Among the films she made her first year at USC was Attitude, a short documentary about thirteen year-old musician and athlete Tyler Dumm, who is blind and disabled. Attitude captured, in a very honest way, Tyler’s energy, creativity, and personality — and serendipitously introduced Laura to the documentary genre. The film was honored later that year at the Santa Barbara Film Festival.
TAK FOR ALT: Survival of a Human Spirit, grew directly from her experiences with Attitude. Laura, with her two colleagues from USC, Broderick Fox and Sarah Levy, took Holocaust Survivor Judy Meisel back to Europe to re-trace her steps during the war, from the Kovno ghetto through the Stutthof concentration camp to her ultimate liberation and recuperation in Denmark.
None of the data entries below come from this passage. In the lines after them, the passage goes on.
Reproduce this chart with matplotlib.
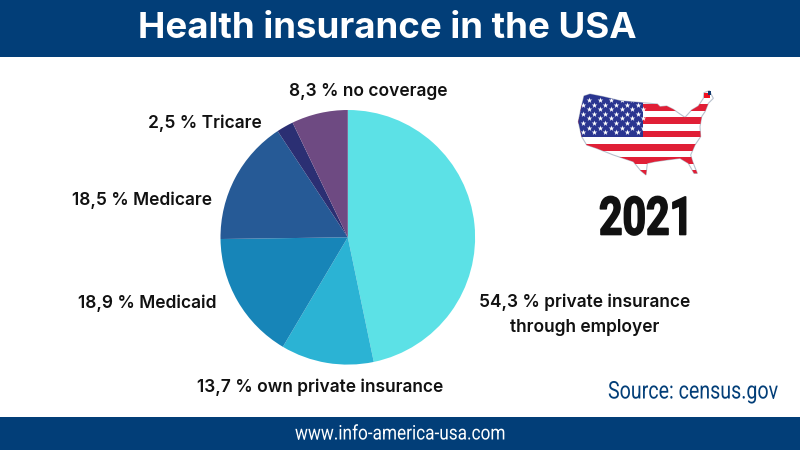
import matplotlib
matplotlib.use("Agg")
import matplotlib.pyplot as plt
from matplotlib.patches import Polygon, Rectangle
from matplotlib.patheffects import AbstractPathEffect
from matplotlib.transforms import Affine2D

categories = ["54,3 % private insurance\nthrough employer", "13,7 % own private insurance",
              "18,9 % Medicaid", "18,5 % Medicare", "2,5 % Tricare", "8,3 % no coverage"]
values = [54.3, 13.7, 18.9, 18.5, 2.5, 8.3]
colors = ["#5CE1E6", "#2BB3D4", "#1785B8", "#265A96", "#2B2F73", "#6E4A82"]
label_pos = [(585, 315), (320, 387), (147.5, 303), (142, 200), (205, 123), (368, 91)]

W, H = 800, 450
NAVY = "#023E78"
SANS = ["Inter", "DejaVu Sans"]
NARROW = ["Roboto", "DejaVu Sans"]


class Squeeze(AbstractPathEffect):
    """Narrows the glyphs of a text horizontally around a display x position."""

    def __init__(self, anchor_x, factor, stroke=0.0):
        super().__init__()
        self.anchor_x, self.factor, self.stroke = anchor_x, factor, stroke

    def draw_path(self, renderer, gc, tpath, affine, rgbFace=None):
        squeeze = (Affine2D().translate(-self.anchor_x, 0)
                   .scale(self.factor, 1).translate(self.anchor_x, 0))
        gc0 = renderer.new_gc()
        gc0.copy_properties(gc)
        if self.stroke:
            gc0.set_linewidth(self.stroke)
            gc0.set_foreground(rgbFace)
        else:
            gc0.set_linewidth(0)
        renderer.draw_path(gc0, tpath, affine + squeeze, rgbFace)
        gc0.restore()


fig = plt.figure(figsize=(8, 4.5), dpi=100, facecolor="white")
bg = fig.add_axes([0, 0, 1, 1])
bg.set_xlim(0, W); bg.set_ylim(H, 0); bg.axis("off")
renderer = fig.canvas.get_renderer()


def narrow_text(right_x, y, s, width, stroke=0.0, **kw):
    t = bg.text(right_x, y, s, family=NARROW, ha="right", va="center", **kw)
    factor = width / t.get_window_extent(renderer).width
    t.set_path_effects([Squeeze(right_x, factor, stroke)])
    return t


bg.add_patch(Rectangle((0, 0), W, 57, color=NAVY, lw=0))
bg.add_patch(Rectangle((0, 417), W, 33, color=NAVY, lw=0))
bg.text(387, 28.5, "Health insurance in the USA", color="white", fontsize=26.4,
        fontweight="bold", family=SANS, ha="center", va="center")
narrow_text(505, 434, "www.info-america-usa.com", 210, color="white", fontsize=14.5)
narrow_text(778, 392, "Source: census.gov", 170, color=NAVY, fontsize=17.5)
narrow_text(693, 220, "2021", 94, stroke=1.2, color="#111111", fontsize=38, fontweight="bold")

for text, (x, y) in zip(categories, label_pos):
    bg.text(x, y, text, color="#111111", fontsize=12.5, fontweight="semibold",
            family=SANS, ha="center", va="center", linespacing=1.65)

# flag-filled map of the USA (decoration)
outline_zoom = [(42,48),(60,42),(100,50),(150,62),(218,68),(262,72),(270,80),(290,78),(310,88),
                (330,102),(345,112),(365,90),(385,78),(400,55),(402,38),(418,32),(430,55),(415,70),
                (405,95),(395,110),(390,140),(392,170),(375,195),(362,225),(368,245),(382,280),
                (372,280),(355,250),(330,235),(290,240),(255,245),(232,250),(228,285),(212,272),
                (190,245),(160,235),(130,225),(80,205),(50,195),(35,170),(25,125),(32,90)]
outline = [(570 + a / 3, 80 + b / 3) for a, b in outline_zoom]
clip = Polygon(outline, closed=True, transform=bg.transData, fc="white",
               ec="#B8C0CC", lw=0.8, zorder=2)
bg.add_patch(clip)
shapes = []
for top in [72, 112, 152, 192, 232, 270]:
    shapes.append(bg.add_patch(Rectangle((570, 80 + top / 3), 150, 20 / 3,
                                         color="#E01F36", lw=0, zorder=3)))
shapes.append(bg.add_patch(Rectangle((570, 80), 218 / 3, 172 / 3, color="#2A3590", lw=0, zorder=4)))
for s in shapes:
    s.set_clip_path(clip)
star_x, star_y = [], []
for r, zy in enumerate([60, 74, 88, 101, 115, 129, 143, 157]):
    for c in range(6):
        zx = (40 if r % 2 else 57) + c * 32.5
        star_x.append(570 + zx / 3)
        star_y.append(80 + zy / 3)
stars = bg.scatter(star_x, star_y, marker="*", s=18, c="white", lw=0, zorder=5)
stars.set_clip_path(clip)
bg.add_patch(Rectangle((570 + 402 / 3, 80 + 38 / 3), 5.5, 5, color="#F01020", lw=0, zorder=6))
bg.add_patch(Rectangle((570 + 414 / 3, 80 + 33 / 3), 2.5, 4, color="#123A70", lw=0, zorder=7))

# pie
cx, cy, r = 347.8, 237.3, 127.3
ax = fig.add_axes([(cx - r) / W, 1 - (cy + r) / H, 2 * r / W, 2 * r / H])
ax.pie(values, colors=colors, startangle=90, counterclock=False, radius=1,
       wedgeprops={"linewidth": 0})
ax.set_xlim(-1, 1); ax.set_ylim(-1, 1)
ax.patch.set_alpha(0)

fig.savefig("out.png", dpi=100)
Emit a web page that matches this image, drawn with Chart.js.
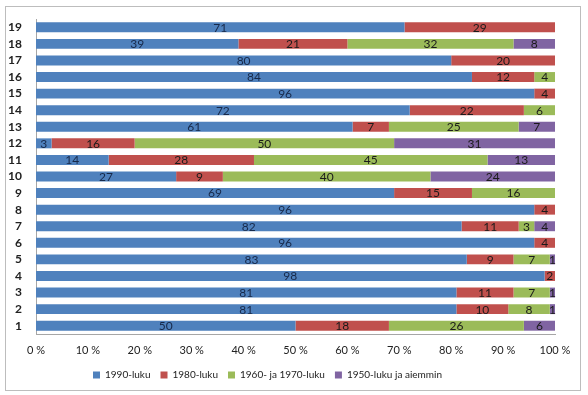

In 2001, Laura completed Daybreak Berlin, a narrative docu-drama based on the wartime memoirs of Ilse-Margret Vogel, a German artist and anti-nazi resister who worked in Berlin’s Underground movement. After obtaining the rights to Mrs. Vogel’s memoir, Laura interviewed her extensively, working with Vogel in the transition of her story from page to screen. The film has been screening in festivals across the country, and recently was awarded First Prize in the Kodak National Student Film Competition.
Through Sirena Films, Laura produces and directs documentaries. She is also working on a narrative feature, which she plans to direct in the near future.
Broderick spent several of his formative his early childhood years in Japan, exploring Tokyo’s streets and taking photographs, later writing short stories inspired by the images.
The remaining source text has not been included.